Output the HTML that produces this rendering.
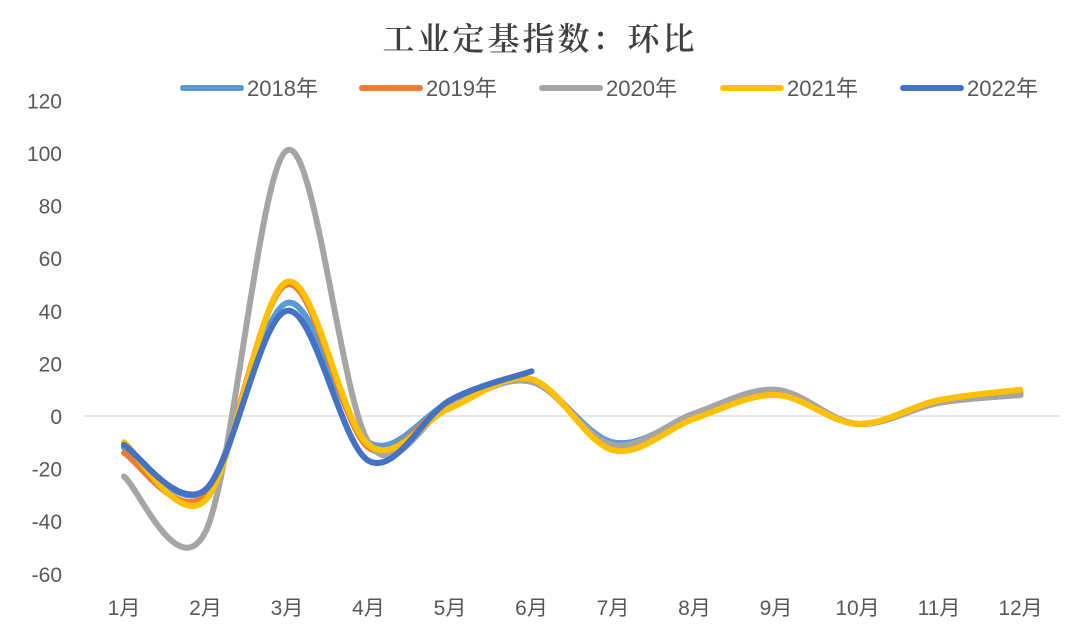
<!DOCTYPE html>
<html><head><meta charset="utf-8">
<style>
html,body{margin:0;padding:0;background:#fff;}
svg{display:block;}
text{font-family:"Liberation Sans","Noto Sans CJK SC",sans-serif;fill:#595959;}
</style></head>
<body>
<svg id="chart" width="1080" height="629" viewBox="0 0 1080 629" xmlns="http://www.w3.org/2000/svg">
<text x="540" y="50" text-anchor="middle" font-size="32" style="font-family:'Noto Serif CJK SC','Liberation Serif',serif;fill:#404040;letter-spacing:3px;font-weight:600">工业定基指数：环比</text>
<g id="legend"></g>
<g id="yaxis"></g>
<g id="xaxis"></g>
<g id="series"></g>
</svg>
<script>
const categories=["1月","2月","3月","4月","5月","6月","7月","8月","9月","10月","11月","12月"];
const yTicks=[120,100,80,60,40,20,0,-20,-40,-60];
const seriesNames=["2018年","2019年","2020年","2021年","2022年"];
const s2018=[-12,-28,43,-10,5,13,-10,0,9,-3,5,8];
const s2019=[-14,-30,50,-12,5,14,-12,0,9,-3,6,9];
const s2020=[-23,-44,101,-10,4,13,-11,1,10,-3,5,8];
const s2021=[-10,-32,51,-11,3,14,-13,-1,8,-3,6,10];
const s2022=[-11,-28,40,-17,6,17];
const seriesData=[s2018,s2019,s2020,s2021,s2022];
const colors=["#5B9BD5","#ED7D31","#A5A5A5","#FFC000","#4472C4"];

const NS="http://www.w3.org/2000/svg";
function yScale(v){return 416-(v/20)*52.6;}
function xScale(i){return 124+i*81.5;}
function mk(tag,attrs,parent){const e=document.createElementNS(NS,tag);for(const k in attrs)e.setAttribute(k,attrs[k]);parent.appendChild(e);return e;}

const yg=document.getElementById('yaxis');
yTicks.forEach(t=>{
  const tx=mk('text',{x:62,y:yScale(t)+8,'text-anchor':'end','font-size':21},yg);
  
  
  tx.textContent=t;
});
const zl=mk('line',{x1:85,x2:1060,y1:yScale(0),y2:yScale(0),stroke:'#D9D9D9','stroke-width':1.3},yg);



const xg=document.getElementById('xaxis');
categories.forEach((c,i)=>{
  const tx=mk('text',{x:xScale(i),y:615,'text-anchor':'middle','font-size':21},xg);
  
  
  tx.textContent=c;
});

function smoothPath(vals){
  const p=vals.map((v,i)=>[xScale(i),yScale(v)]);
  let d=`M${p[0][0]},${p[0][1]}`;
  for(let i=0;i<p.length-1;i++){
    const p0=p[i-1]||p[i],p1=p[i],p2=p[i+1],p3=p[i+2]||p[i+1];
    const c1=[p1[0]+(p2[0]-p0[0])/6,p1[1]+(p2[1]-p0[1])/6];
    const c2=[p2[0]-(p3[0]-p1[0])/6,p2[1]-(p3[1]-p1[1])/6];
    d+=` C${c1[0]},${c1[1]} ${c2[0]},${c2[1]} ${p2[0]},${p2[1]}`;
  }
  return d;
}
const sg=document.getElementById('series');
seriesData.forEach((vals,k)=>{
  const path=mk('path',{d:smoothPath(vals),fill:'none',stroke:colors[k],'stroke-width':6,'stroke-linecap':'round','stroke-linejoin':'round'},sg);
  
  
});

const lg=document.getElementById('legend');
const lx=[183,362,542,723,903];
seriesNames.forEach((n,k)=>{
  const ln=mk('line',{x1:lx[k],x2:lx[k]+58,y1:88,y2:88,stroke:colors[k],'stroke-width':6,'stroke-linecap':'round'},lg);
  
  
  const tx=mk('text',{x:lx[k]+64,y:96,'font-size':22},lg);
  
  
  tx.textContent=n;
});
</script>
</body></html>
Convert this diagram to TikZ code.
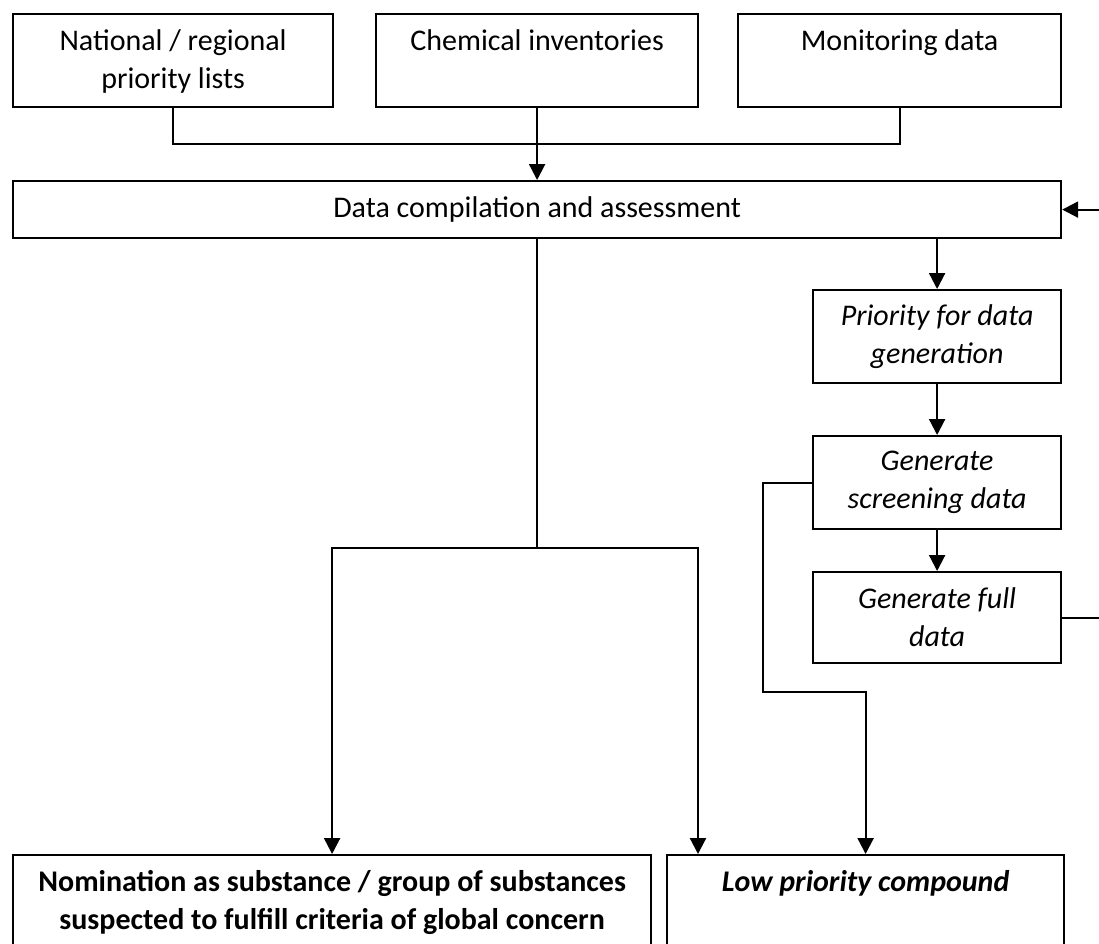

• EXERCISE OBJECTIVE: Pictures in the records must not appear in the copy; transcribe everything else precisely.

• EXERCISE RESULT:
Output the HTML that produces this rendering.
<!DOCTYPE html>
<html><head><meta charset="utf-8">
<style>
html,body{margin:0;padding:0;background:#fff;}
svg{display:block;}
text{font-family:"Liberation Sans","Noto Sans CJK SC",sans-serif;fill:#595959;}
</style></head>
<body>
<svg id="chart" width="1080" height="629" viewBox="0 0 1080 629" xmlns="http://www.w3.org/2000/svg">
<text x="540" y="50" text-anchor="middle" font-size="32" style="font-family:'Noto Serif CJK SC','Liberation Serif',serif;fill:#404040;letter-spacing:3px;font-weight:600">工业定基指数：环比</text>
<g id="legend"></g>
<g id="yaxis"></g>
<g id="xaxis"></g>
<g id="series"></g>
</svg>
<script>
const categories=["1月","2月","3月","4月","5月","6月","7月","8月","9月","10月","11月","12月"];
const yTicks=[120,100,80,60,40,20,0,-20,-40,-60];
const seriesNames=["2018年","2019年","2020年","2021年","2022年"];
const s2018=[-12,-28,43,-10,5,13,-10,0,9,-3,5,8];
const s2019=[-14,-30,50,-12,5,14,-12,0,9,-3,6,9];
const s2020=[-23,-44,101,-10,4,13,-11,1,10,-3,5,8];
const s2021=[-10,-32,51,-11,3,14,-13,-1,8,-3,6,10];
const s2022=[-11,-28,40,-17,6,17];
const seriesData=[s2018,s2019,s2020,s2021,s2022];
const colors=["#5B9BD5","#ED7D31","#A5A5A5","#FFC000","#4472C4"];

const NS="http://www.w3.org/2000/svg";
function yScale(v){return 416-(v/20)*52.6;}
function xScale(i){return 124+i*81.5;}
function mk(tag,attrs,parent){const e=document.createElementNS(NS,tag);for(const k in attrs)e.setAttribute(k,attrs[k]);parent.appendChild(e);return e;}

const yg=document.getElementById('yaxis');
yTicks.forEach(t=>{
  const tx=mk('text',{x:62,y:yScale(t)+8,'text-anchor':'end','font-size':21},yg);
  
  
  tx.textContent=t;
});
const zl=mk('line',{x1:85,x2:1060,y1:yScale(0),y2:yScale(0),stroke:'#D9D9D9','stroke-width':1.3},yg);



const xg=document.getElementById('xaxis');
categories.forEach((c,i)=>{
  const tx=mk('text',{x:xScale(i),y:615,'text-anchor':'middle','font-size':21},xg);
  
  
  tx.textContent=c;
});

function smoothPath(vals){
  const p=vals.map((v,i)=>[xScale(i),yScale(v)]);
  let d=`M${p[0][0]},${p[0][1]}`;
  for(let i=0;i<p.length-1;i++){
    const p0=p[i-1]||p[i],p1=p[i],p2=p[i+1],p3=p[i+2]||p[i+1];
    const c1=[p1[0]+(p2[0]-p0[0])/6,p1[1]+(p2[1]-p0[1])/6];
    const c2=[p2[0]-(p3[0]-p1[0])/6,p2[1]-(p3[1]-p1[1])/6];
    d+=` C${c1[0]},${c1[1]} ${c2[0]},${c2[1]} ${p2[0]},${p2[1]}`;
  }
  return d;
}
const sg=document.getElementById('series');
seriesData.forEach((vals,k)=>{
  const path=mk('path',{d:smoothPath(vals),fill:'none',stroke:colors[k],'stroke-width':6,'stroke-linecap':'round','stroke-linejoin':'round'},sg);
  
  
});

const lg=document.getElementById('legend');
const lx=[183,362,542,723,903];
seriesNames.forEach((n,k)=>{
  const ln=mk('line',{x1:lx[k],x2:lx[k]+58,y1:88,y2:88,stroke:colors[k],'stroke-width':6,'stroke-linecap':'round'},lg);
  
  
  const tx=mk('text',{x:lx[k]+64,y:96,'font-size':22},lg);
  
  
  tx.textContent=n;
});
</script>
</body></html>
Convert this diagram to TikZ code.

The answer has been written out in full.